*Exercise requirements*
Give back every line exactly as it appears, pictures excluded.

*Given data*
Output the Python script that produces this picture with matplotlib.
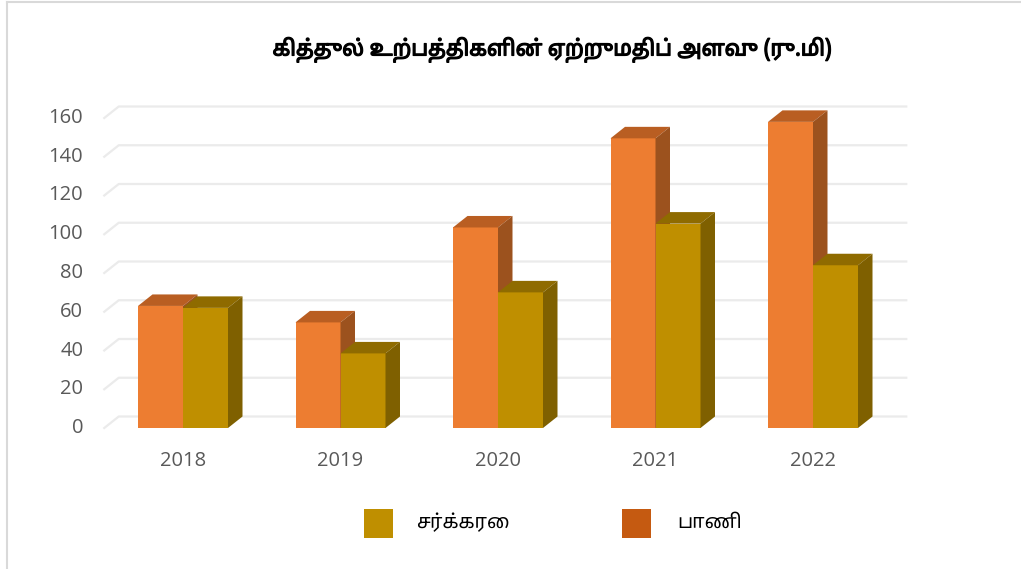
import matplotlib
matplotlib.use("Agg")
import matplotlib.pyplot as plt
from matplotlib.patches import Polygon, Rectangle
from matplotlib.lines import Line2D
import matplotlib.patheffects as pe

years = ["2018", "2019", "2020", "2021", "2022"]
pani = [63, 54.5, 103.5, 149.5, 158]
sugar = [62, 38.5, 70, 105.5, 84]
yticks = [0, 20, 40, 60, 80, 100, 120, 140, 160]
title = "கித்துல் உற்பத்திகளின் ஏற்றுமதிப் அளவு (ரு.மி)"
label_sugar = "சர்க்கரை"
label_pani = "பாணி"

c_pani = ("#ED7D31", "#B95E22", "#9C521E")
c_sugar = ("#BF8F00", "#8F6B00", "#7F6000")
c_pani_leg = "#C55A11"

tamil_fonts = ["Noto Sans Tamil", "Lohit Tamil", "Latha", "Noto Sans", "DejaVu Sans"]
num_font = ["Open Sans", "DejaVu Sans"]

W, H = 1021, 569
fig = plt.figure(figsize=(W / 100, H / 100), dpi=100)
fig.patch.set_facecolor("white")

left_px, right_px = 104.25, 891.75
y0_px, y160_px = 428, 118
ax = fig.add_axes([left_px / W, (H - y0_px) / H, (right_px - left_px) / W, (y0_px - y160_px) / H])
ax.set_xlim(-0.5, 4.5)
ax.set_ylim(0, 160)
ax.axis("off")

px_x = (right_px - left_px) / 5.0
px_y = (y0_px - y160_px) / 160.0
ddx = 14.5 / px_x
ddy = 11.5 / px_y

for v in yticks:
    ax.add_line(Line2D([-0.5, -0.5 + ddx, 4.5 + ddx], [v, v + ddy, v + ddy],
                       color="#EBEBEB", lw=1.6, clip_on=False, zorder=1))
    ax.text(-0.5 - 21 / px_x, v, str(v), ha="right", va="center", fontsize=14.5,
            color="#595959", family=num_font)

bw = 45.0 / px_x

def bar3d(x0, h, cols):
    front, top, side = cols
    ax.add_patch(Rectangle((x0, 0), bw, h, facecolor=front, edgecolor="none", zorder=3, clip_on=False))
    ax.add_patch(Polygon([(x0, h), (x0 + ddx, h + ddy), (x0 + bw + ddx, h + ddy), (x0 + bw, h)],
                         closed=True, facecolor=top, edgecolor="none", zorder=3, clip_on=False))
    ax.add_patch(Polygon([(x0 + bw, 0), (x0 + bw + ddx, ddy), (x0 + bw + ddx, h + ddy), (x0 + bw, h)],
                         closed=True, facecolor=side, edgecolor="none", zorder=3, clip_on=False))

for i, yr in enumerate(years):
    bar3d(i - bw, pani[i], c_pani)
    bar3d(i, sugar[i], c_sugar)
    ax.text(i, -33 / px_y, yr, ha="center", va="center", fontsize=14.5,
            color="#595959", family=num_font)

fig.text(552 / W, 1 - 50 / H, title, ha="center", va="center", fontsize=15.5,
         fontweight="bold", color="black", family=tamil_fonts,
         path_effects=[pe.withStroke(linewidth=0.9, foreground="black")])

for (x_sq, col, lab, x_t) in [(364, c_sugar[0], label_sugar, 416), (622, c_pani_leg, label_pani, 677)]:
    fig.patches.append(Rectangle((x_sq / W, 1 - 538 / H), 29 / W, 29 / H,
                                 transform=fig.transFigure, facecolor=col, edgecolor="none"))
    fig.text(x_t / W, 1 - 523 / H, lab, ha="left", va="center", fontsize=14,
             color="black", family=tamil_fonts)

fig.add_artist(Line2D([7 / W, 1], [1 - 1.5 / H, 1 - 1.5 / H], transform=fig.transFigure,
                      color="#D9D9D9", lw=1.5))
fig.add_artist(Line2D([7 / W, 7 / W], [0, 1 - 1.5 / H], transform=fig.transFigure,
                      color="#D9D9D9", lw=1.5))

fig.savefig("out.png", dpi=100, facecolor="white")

*Written response*
Output the Python script that produces this picture with matplotlib.
import matplotlib
matplotlib.use("Agg")
import matplotlib.pyplot as plt
from matplotlib.patches import Polygon, Rectangle
from matplotlib.lines import Line2D
import matplotlib.patheffects as pe

years = ["2018", "2019", "2020", "2021", "2022"]
pani = [63, 54.5, 103.5, 149.5, 158]
sugar = [62, 38.5, 70, 105.5, 84]
yticks = [0, 20, 40, 60, 80, 100, 120, 140, 160]
title = "கித்துல் உற்பத்திகளின் ஏற்றுமதிப் அளவு (ரு.மி)"
label_sugar = "சர்க்கரை"
label_pani = "பாணி"

c_pani = ("#ED7D31", "#B95E22", "#9C521E")
c_sugar = ("#BF8F00", "#8F6B00", "#7F6000")
c_pani_leg = "#C55A11"

tamil_fonts = ["Noto Sans Tamil", "Lohit Tamil", "Latha", "Noto Sans", "DejaVu Sans"]
num_font = ["Open Sans", "DejaVu Sans"]

W, H = 1021, 569
fig = plt.figure(figsize=(W / 100, H / 100), dpi=100)
fig.patch.set_facecolor("white")

left_px, right_px = 104.25, 891.75
y0_px, y160_px = 428, 118
ax = fig.add_axes([left_px / W, (H - y0_px) / H, (right_px - left_px) / W, (y0_px - y160_px) / H])
ax.set_xlim(-0.5, 4.5)
ax.set_ylim(0, 160)
ax.axis("off")

px_x = (right_px - left_px) / 5.0
px_y = (y0_px - y160_px) / 160.0
ddx = 14.5 / px_x
ddy = 11.5 / px_y

for v in yticks:
    ax.add_line(Line2D([-0.5, -0.5 + ddx, 4.5 + ddx], [v, v + ddy, v + ddy],
                       color="#EBEBEB", lw=1.6, clip_on=False, zorder=1))
    ax.text(-0.5 - 21 / px_x, v, str(v), ha="right", va="center", fontsize=14.5,
            color="#595959", family=num_font)

bw = 45.0 / px_x

def bar3d(x0, h, cols):
    front, top, side = cols
    ax.add_patch(Rectangle((x0, 0), bw, h, facecolor=front, edgecolor="none", zorder=3, clip_on=False))
    ax.add_patch(Polygon([(x0, h), (x0 + ddx, h + ddy), (x0 + bw + ddx, h + ddy), (x0 + bw, h)],
                         closed=True, facecolor=top, edgecolor="none", zorder=3, clip_on=False))
    ax.add_patch(Polygon([(x0 + bw, 0), (x0 + bw + ddx, ddy), (x0 + bw + ddx, h + ddy), (x0 + bw, h)],
                         closed=True, facecolor=side, edgecolor="none", zorder=3, clip_on=False))

for i, yr in enumerate(years):
    bar3d(i - bw, pani[i], c_pani)
    bar3d(i, sugar[i], c_sugar)
    ax.text(i, -33 / px_y, yr, ha="center", va="center", fontsize=14.5,
            color="#595959", family=num_font)

fig.text(552 / W, 1 - 50 / H, title, ha="center", va="center", fontsize=15.5,
         fontweight="bold", color="black", family=tamil_fonts,
         path_effects=[pe.withStroke(linewidth=0.9, foreground="black")])

for (x_sq, col, lab, x_t) in [(364, c_sugar[0], label_sugar, 416), (622, c_pani_leg, label_pani, 677)]:
    fig.patches.append(Rectangle((x_sq / W, 1 - 538 / H), 29 / W, 29 / H,
                                 transform=fig.transFigure, facecolor=col, edgecolor="none"))
    fig.text(x_t / W, 1 - 523 / H, lab, ha="left", va="center", fontsize=14,
             color="black", family=tamil_fonts)

fig.add_artist(Line2D([7 / W, 1], [1 - 1.5 / H, 1 - 1.5 / H], transform=fig.transFigure,
                      color="#D9D9D9", lw=1.5))
fig.add_artist(Line2D([7 / W, 7 / W], [0, 1 - 1.5 / H], transform=fig.transFigure,
                      color="#D9D9D9", lw=1.5))

fig.savefig("out.png", dpi=100, facecolor="white")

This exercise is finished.